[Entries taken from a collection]
★ ★ ★ ★ ★ ★ ★
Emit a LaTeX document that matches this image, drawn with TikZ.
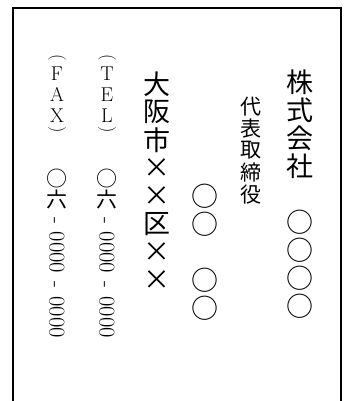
\documentclass[tikz,border=0pt]{standalone}
\usepackage{fontspec}
\newfontfamily\cjk{Noto Sans CJK JP}

\begin{document}
\begin{tikzpicture}[x=1pt,y=-1pt,
  cjkbig/.style={font=\cjk\fontsize{27}{27}\selectfont,inner sep=0pt},% company, name, address
  cjksmall/.style={font=\cjk\fontsize{21}{21}\selectfont,inner sep=0pt},% title, phone
  letter/.style={font=\fontsize{20}{20}\selectfont,inner sep=0pt},
  paren/.style={font=\fontsize{18}{18}\selectfont,inner sep=0pt,rotate=-90},
  digits/.style={font=\fontsize{22.5}{22.5}\selectfont,inner sep=0pt,rotate=-90,anchor=west}]
\useasboundingbox (0,0) rectangle (350,401);
\clip (0,0) rectangle (350,401);
\draw[line width=1.6pt] (13,8) rectangle (341,430);% card edge
%%%%%%%%%%%%%%%%%%%%%%%%%%%%%%
% company
\foreach \c [count=\i from 0] in {株,式,会,社}
  \node[cjkbig] (co\i) at (300,82+28*\i) {\c};
\foreach \c [count=\i from 0] in {○,○,○,○}
  \node[cjkbig] (cn\i) at (300,222+28*\i) {\c};
% title and name
\foreach \c [count=\i from 0] in {代,表,取,締,役}
  \node[cjksmall] (ti\i) at (251,107+21.8*\i) {\c};
\foreach \c [count=\i from 0] in {○,○}
  \node[cjkbig] (fa\i) at (205,196+28*\i) {\c};
\foreach \c [count=\i from 0] in {○,○}
  \node[cjkbig] (gi\i) at (205,280+28*\i) {\c};
% address
\foreach \c [count=\i from 0] in {大,阪,市,×,×,区,×,×}
  \node[cjkbig] (ad\i) at (157,84+28*\i) {\c};
%%%%%%%%%%%%%%%%%%%%%%%%%%%%%%
% TEL
\node[paren] (tl) at (107,57.5) {(};
\foreach \c [count=\i from 0] in {T,E,L}
  \node[letter] (te\i) at (107,73.5+21*\i) {\c};
\node[paren] (tr) at (107,130) {)};
\node[cjksmall] (tc) at (107,179) {○};
\node[cjksmall] (tk) at (107,199.5) {六};
\node[digits] (tn) at (107,217) {-\hspace{8pt}0000\hspace{8.5pt}-\hspace{8pt}0000};
% FAX
\node[paren] (fl) at (57,57.5) {(};
\foreach \c [count=\i from 0] in {F,A,X}
  \node[letter] (fx\i) at (57,73.5+21*\i) {\c};
\node[paren] (fr) at (57,130) {)};
\node[cjksmall] (fc) at (57,179) {○};
\node[cjksmall] (fk) at (57,199.5) {六};
\node[digits] (fn) at (57,217) {-\hspace{8pt}0000\hspace{8.5pt}-\hspace{8pt}0000};
\end{tikzpicture}
\end{document}
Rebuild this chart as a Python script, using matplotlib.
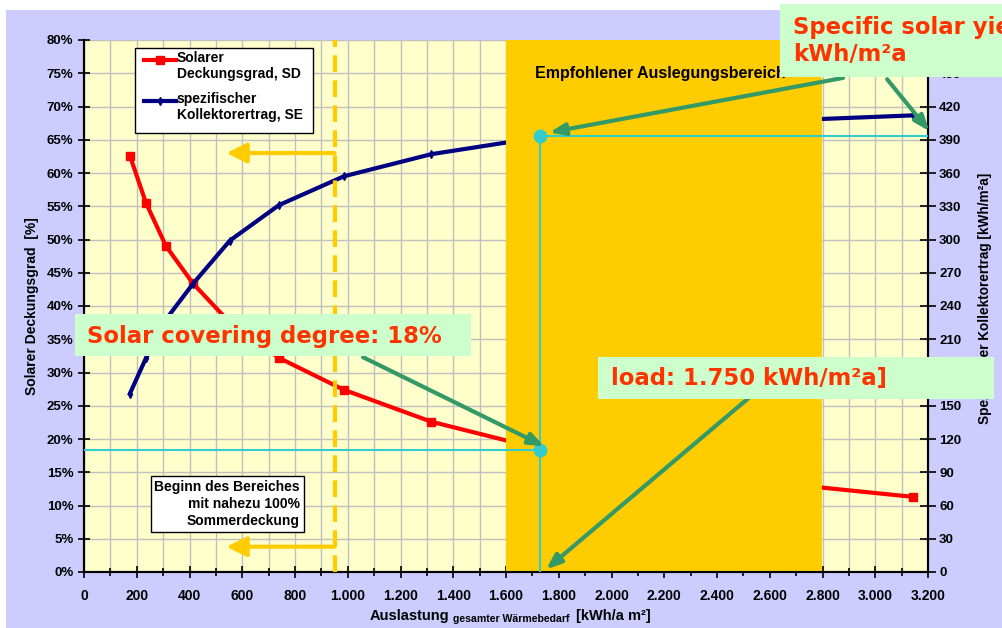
★ ★ ★ ★ ★ ★ ★
> **Set exercise**
The entries above should be reproduced exactly, without their pictures.

> **Task solution**
Emit a LaTeX document that matches this image, drawn with TikZ.
\documentclass[tikz,border=0pt]{standalone}
\usepackage{fontspec}
\newfontfamily\cjk{Noto Sans CJK JP}

\begin{document}
\begin{tikzpicture}[x=1pt,y=-1pt,
  cjkbig/.style={font=\cjk\fontsize{27}{27}\selectfont,inner sep=0pt},% company, name, address
  cjksmall/.style={font=\cjk\fontsize{21}{21}\selectfont,inner sep=0pt},% title, phone
  letter/.style={font=\fontsize{20}{20}\selectfont,inner sep=0pt},
  paren/.style={font=\fontsize{18}{18}\selectfont,inner sep=0pt,rotate=-90},
  digits/.style={font=\fontsize{22.5}{22.5}\selectfont,inner sep=0pt,rotate=-90,anchor=west}]
\useasboundingbox (0,0) rectangle (350,401);
\clip (0,0) rectangle (350,401);
\draw[line width=1.6pt] (13,8) rectangle (341,430);% card edge
%%%%%%%%%%%%%%%%%%%%%%%%%%%%%%
% company
\foreach \c [count=\i from 0] in {株,式,会,社}
  \node[cjkbig] (co\i) at (300,82+28*\i) {\c};
\foreach \c [count=\i from 0] in {○,○,○,○}
  \node[cjkbig] (cn\i) at (300,222+28*\i) {\c};
% title and name
\foreach \c [count=\i from 0] in {代,表,取,締,役}
  \node[cjksmall] (ti\i) at (251,107+21.8*\i) {\c};
\foreach \c [count=\i from 0] in {○,○}
  \node[cjkbig] (fa\i) at (205,196+28*\i) {\c};
\foreach \c [count=\i from 0] in {○,○}
  \node[cjkbig] (gi\i) at (205,280+28*\i) {\c};
% address
\foreach \c [count=\i from 0] in {大,阪,市,×,×,区,×,×}
  \node[cjkbig] (ad\i) at (157,84+28*\i) {\c};
%%%%%%%%%%%%%%%%%%%%%%%%%%%%%%
% TEL
\node[paren] (tl) at (107,57.5) {(};
\foreach \c [count=\i from 0] in {T,E,L}
  \node[letter] (te\i) at (107,73.5+21*\i) {\c};
\node[paren] (tr) at (107,130) {)};
\node[cjksmall] (tc) at (107,179) {○};
\node[cjksmall] (tk) at (107,199.5) {六};
\node[digits] (tn) at (107,217) {-\hspace{8pt}0000\hspace{8.5pt}-\hspace{8pt}0000};
% FAX
\node[paren] (fl) at (57,57.5) {(};
\foreach \c [count=\i from 0] in {F,A,X}
  \node[letter] (fx\i) at (57,73.5+21*\i) {\c};
\node[paren] (fr) at (57,130) {)};
\node[cjksmall] (fc) at (57,179) {○};
\node[cjksmall] (fk) at (57,199.5) {六};
\node[digits] (fn) at (57,217) {-\hspace{8pt}0000\hspace{8.5pt}-\hspace{8pt}0000};
\end{tikzpicture}
\end{document}
Rebuild this chart as a Python script, using matplotlib.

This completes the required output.